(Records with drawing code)
## START

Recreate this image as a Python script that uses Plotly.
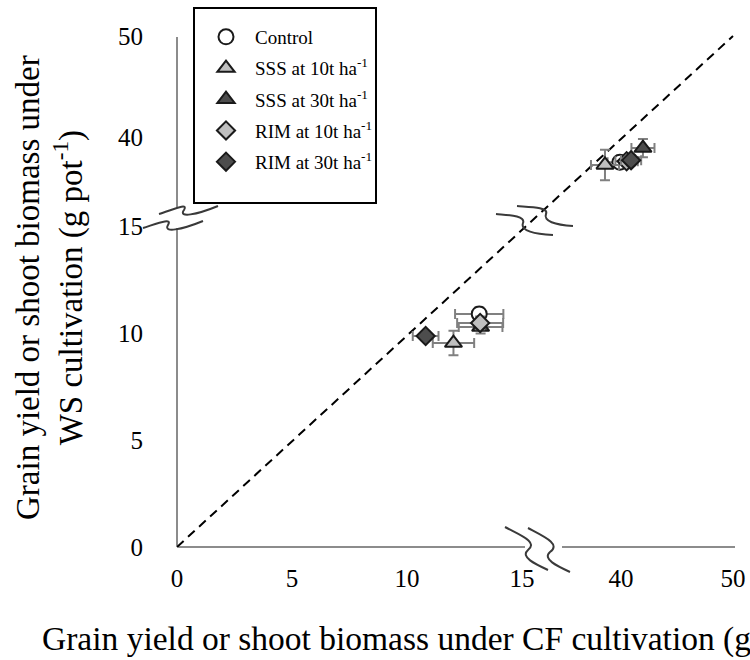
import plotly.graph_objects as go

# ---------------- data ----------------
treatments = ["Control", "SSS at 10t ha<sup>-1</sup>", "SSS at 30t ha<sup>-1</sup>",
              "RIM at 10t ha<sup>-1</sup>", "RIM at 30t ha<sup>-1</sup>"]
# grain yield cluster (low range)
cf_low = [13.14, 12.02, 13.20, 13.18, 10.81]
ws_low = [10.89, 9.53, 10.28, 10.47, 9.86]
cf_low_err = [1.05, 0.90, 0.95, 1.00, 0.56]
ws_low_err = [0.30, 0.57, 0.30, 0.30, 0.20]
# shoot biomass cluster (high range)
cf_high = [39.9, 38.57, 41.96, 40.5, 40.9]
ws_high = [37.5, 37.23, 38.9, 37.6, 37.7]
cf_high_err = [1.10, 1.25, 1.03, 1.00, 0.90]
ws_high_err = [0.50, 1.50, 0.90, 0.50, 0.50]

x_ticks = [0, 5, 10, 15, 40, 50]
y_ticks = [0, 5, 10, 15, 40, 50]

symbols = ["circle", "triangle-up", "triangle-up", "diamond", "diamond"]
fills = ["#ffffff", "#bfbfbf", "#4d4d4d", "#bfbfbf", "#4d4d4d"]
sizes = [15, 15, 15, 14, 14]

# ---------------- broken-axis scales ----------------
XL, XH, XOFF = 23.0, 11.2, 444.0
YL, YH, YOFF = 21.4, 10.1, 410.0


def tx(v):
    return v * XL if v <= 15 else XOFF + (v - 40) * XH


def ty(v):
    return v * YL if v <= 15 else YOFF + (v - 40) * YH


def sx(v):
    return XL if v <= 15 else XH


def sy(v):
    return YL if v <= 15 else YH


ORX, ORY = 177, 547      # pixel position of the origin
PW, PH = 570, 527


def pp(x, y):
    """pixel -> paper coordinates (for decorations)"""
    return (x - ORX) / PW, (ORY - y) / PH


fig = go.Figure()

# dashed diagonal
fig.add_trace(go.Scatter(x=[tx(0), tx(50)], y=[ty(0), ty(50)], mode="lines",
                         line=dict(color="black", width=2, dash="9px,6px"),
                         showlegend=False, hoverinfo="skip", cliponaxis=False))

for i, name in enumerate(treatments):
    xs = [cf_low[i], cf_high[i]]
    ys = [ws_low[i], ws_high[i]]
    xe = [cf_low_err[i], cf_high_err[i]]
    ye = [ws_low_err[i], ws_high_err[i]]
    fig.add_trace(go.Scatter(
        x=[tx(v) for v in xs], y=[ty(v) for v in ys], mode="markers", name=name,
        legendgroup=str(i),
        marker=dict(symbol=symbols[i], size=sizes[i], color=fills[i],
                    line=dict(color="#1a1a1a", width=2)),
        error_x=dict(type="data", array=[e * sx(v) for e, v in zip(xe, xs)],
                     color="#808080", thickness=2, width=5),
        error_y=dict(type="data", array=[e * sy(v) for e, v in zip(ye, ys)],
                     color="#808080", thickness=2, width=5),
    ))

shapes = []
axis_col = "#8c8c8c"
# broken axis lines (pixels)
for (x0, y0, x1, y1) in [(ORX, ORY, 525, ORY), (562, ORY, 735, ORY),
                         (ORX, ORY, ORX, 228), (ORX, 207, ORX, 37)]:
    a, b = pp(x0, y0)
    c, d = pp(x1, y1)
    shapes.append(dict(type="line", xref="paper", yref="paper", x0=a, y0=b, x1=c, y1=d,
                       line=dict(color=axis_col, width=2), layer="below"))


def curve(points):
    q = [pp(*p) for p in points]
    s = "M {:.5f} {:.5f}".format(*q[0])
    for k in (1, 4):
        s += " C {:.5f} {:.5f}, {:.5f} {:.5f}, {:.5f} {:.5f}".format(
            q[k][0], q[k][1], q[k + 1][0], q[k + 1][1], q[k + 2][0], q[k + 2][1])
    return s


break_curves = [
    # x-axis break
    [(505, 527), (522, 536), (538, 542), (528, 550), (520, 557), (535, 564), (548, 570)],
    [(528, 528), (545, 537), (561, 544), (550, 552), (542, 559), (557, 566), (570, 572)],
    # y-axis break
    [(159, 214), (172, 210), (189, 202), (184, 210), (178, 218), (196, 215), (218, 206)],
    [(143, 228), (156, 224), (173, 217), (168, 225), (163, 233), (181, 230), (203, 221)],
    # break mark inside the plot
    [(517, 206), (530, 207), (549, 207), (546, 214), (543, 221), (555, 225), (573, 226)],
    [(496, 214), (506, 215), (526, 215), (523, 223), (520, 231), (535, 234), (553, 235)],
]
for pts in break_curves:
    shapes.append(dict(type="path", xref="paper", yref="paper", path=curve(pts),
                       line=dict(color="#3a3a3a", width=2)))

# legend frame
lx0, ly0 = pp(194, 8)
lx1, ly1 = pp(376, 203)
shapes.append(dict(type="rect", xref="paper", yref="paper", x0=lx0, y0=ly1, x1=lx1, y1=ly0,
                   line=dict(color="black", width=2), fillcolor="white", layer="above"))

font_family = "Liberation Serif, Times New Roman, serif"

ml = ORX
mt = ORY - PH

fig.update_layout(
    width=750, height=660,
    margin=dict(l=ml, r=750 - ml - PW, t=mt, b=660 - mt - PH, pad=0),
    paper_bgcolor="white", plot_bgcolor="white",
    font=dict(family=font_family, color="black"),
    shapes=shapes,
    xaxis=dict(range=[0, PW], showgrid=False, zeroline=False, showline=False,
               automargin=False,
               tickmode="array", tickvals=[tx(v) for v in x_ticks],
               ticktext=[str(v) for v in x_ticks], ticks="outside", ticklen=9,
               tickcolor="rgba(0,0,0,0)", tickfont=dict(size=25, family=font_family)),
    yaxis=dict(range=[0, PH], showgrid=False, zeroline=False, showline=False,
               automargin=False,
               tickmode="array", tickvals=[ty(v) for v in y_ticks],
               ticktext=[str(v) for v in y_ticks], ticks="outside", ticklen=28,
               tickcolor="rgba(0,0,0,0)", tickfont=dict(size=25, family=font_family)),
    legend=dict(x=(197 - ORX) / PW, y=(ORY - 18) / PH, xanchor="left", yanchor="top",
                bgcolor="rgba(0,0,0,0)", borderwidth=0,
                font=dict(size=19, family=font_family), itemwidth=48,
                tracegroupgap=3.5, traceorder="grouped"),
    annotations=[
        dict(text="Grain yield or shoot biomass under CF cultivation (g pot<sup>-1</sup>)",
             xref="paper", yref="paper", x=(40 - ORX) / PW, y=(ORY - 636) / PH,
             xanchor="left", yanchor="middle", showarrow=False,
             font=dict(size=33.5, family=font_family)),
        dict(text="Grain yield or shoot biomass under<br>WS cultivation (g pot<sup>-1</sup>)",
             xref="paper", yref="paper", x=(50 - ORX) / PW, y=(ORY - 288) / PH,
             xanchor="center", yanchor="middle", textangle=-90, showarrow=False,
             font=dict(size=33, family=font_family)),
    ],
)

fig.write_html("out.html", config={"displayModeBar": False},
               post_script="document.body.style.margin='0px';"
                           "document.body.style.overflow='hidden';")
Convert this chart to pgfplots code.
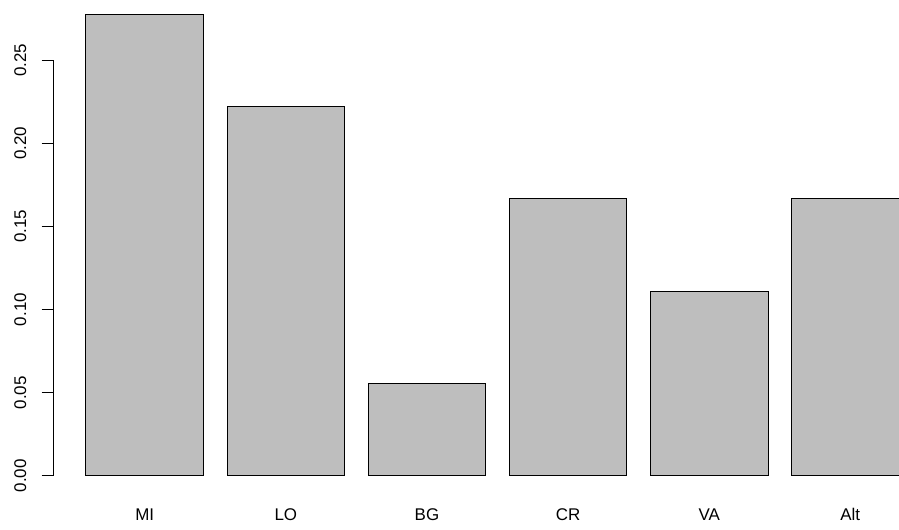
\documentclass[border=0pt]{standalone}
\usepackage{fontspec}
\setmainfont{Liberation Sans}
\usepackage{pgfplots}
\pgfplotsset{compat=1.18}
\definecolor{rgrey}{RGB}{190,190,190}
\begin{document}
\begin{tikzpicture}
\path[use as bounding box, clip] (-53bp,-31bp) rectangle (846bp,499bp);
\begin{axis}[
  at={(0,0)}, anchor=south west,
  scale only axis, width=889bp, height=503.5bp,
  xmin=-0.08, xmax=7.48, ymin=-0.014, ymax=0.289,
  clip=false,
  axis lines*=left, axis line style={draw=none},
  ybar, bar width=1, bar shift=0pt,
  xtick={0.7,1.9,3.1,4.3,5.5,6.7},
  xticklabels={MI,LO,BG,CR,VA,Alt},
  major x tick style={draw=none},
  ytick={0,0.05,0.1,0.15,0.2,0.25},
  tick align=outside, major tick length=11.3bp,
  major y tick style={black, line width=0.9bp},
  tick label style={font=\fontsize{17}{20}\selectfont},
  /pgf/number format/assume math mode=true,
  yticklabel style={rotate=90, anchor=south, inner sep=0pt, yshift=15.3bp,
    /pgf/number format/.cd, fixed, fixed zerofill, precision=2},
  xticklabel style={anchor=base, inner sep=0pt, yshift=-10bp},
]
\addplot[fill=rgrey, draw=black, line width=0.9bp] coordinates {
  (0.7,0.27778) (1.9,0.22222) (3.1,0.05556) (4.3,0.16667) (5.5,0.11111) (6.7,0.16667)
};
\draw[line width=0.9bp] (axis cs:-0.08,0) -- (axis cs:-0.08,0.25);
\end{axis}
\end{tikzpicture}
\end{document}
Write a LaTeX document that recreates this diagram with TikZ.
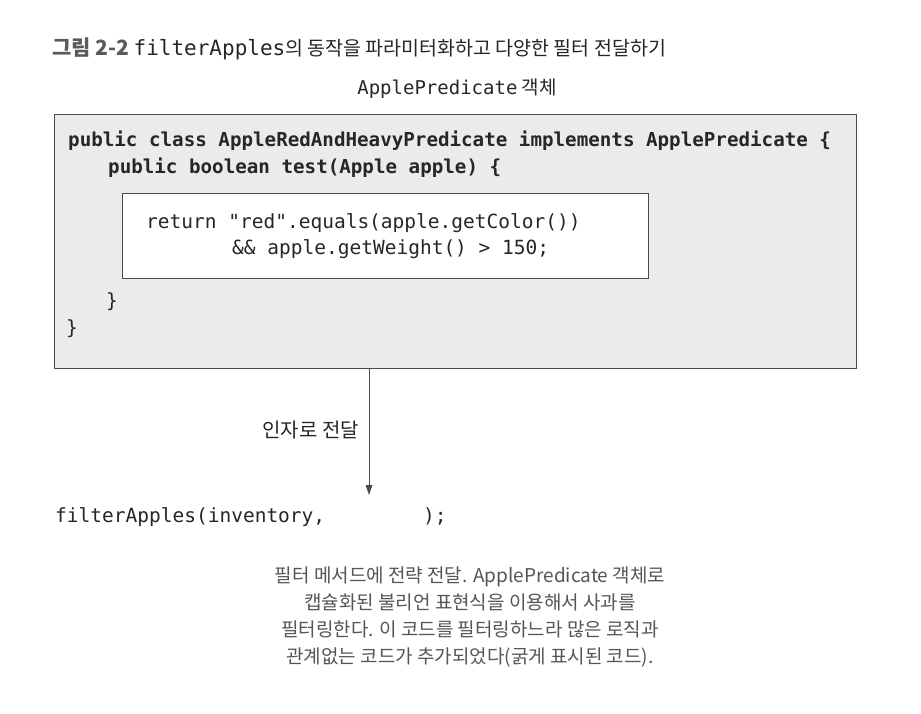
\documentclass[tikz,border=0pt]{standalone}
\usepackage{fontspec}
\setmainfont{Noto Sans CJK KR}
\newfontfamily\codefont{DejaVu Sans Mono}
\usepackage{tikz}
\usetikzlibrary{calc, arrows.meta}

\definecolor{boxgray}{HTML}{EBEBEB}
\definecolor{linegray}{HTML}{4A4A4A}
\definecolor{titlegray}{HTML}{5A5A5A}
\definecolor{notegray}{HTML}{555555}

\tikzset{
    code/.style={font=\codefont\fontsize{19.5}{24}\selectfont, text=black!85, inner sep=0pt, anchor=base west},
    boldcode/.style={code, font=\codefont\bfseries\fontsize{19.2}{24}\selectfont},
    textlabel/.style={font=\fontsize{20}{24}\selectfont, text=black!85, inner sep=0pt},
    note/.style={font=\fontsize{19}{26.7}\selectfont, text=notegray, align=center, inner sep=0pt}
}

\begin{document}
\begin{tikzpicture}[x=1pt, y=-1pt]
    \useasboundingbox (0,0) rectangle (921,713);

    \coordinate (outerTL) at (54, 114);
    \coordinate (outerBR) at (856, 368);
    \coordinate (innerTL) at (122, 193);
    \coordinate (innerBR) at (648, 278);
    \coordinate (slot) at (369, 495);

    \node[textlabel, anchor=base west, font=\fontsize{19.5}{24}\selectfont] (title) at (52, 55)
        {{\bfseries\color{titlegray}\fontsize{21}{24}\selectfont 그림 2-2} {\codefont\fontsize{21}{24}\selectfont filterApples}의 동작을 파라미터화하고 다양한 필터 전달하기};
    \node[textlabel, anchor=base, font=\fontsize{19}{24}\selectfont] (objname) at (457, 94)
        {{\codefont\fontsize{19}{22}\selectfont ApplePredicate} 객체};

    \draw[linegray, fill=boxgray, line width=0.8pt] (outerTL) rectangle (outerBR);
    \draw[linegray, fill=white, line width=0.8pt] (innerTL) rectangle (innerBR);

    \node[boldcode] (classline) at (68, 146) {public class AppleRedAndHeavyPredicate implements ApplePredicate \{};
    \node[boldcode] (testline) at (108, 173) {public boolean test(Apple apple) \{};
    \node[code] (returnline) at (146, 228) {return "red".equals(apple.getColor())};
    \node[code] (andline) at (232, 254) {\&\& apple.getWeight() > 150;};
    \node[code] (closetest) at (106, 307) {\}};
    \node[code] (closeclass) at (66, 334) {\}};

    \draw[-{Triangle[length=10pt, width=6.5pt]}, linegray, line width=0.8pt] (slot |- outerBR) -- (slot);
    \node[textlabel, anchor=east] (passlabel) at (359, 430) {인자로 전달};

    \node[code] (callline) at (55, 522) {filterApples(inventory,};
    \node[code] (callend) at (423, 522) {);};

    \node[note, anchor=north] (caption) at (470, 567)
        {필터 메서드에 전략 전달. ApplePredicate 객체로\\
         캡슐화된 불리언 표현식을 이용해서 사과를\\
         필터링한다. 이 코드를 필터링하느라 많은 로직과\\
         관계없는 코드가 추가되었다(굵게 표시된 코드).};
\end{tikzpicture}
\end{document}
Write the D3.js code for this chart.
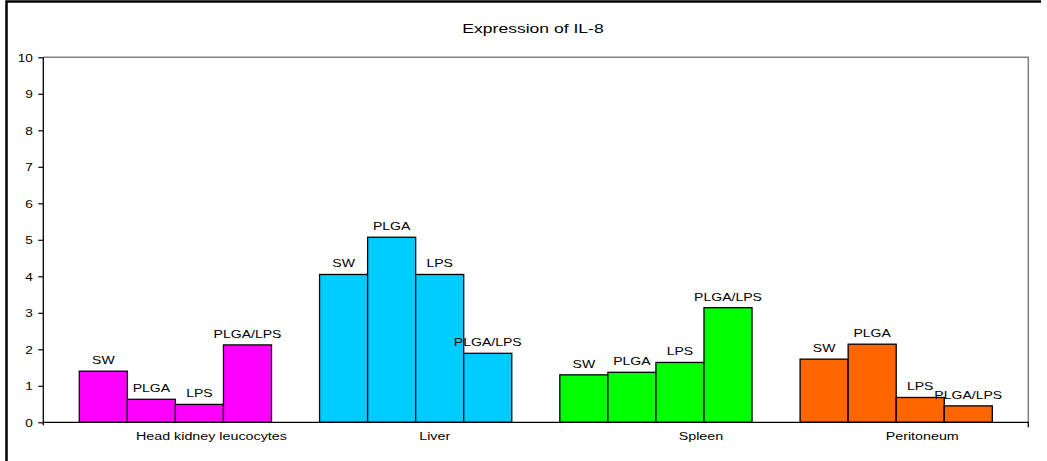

## END

» BRIEF
In the records above, find the line containing "import plotly.graph_objects as go" and output every line from the first through that one, exactly, omitting pictures.

» THE SOLUTION
Recreate this image as a Python script that uses Plotly.
import plotly.graph_objects as go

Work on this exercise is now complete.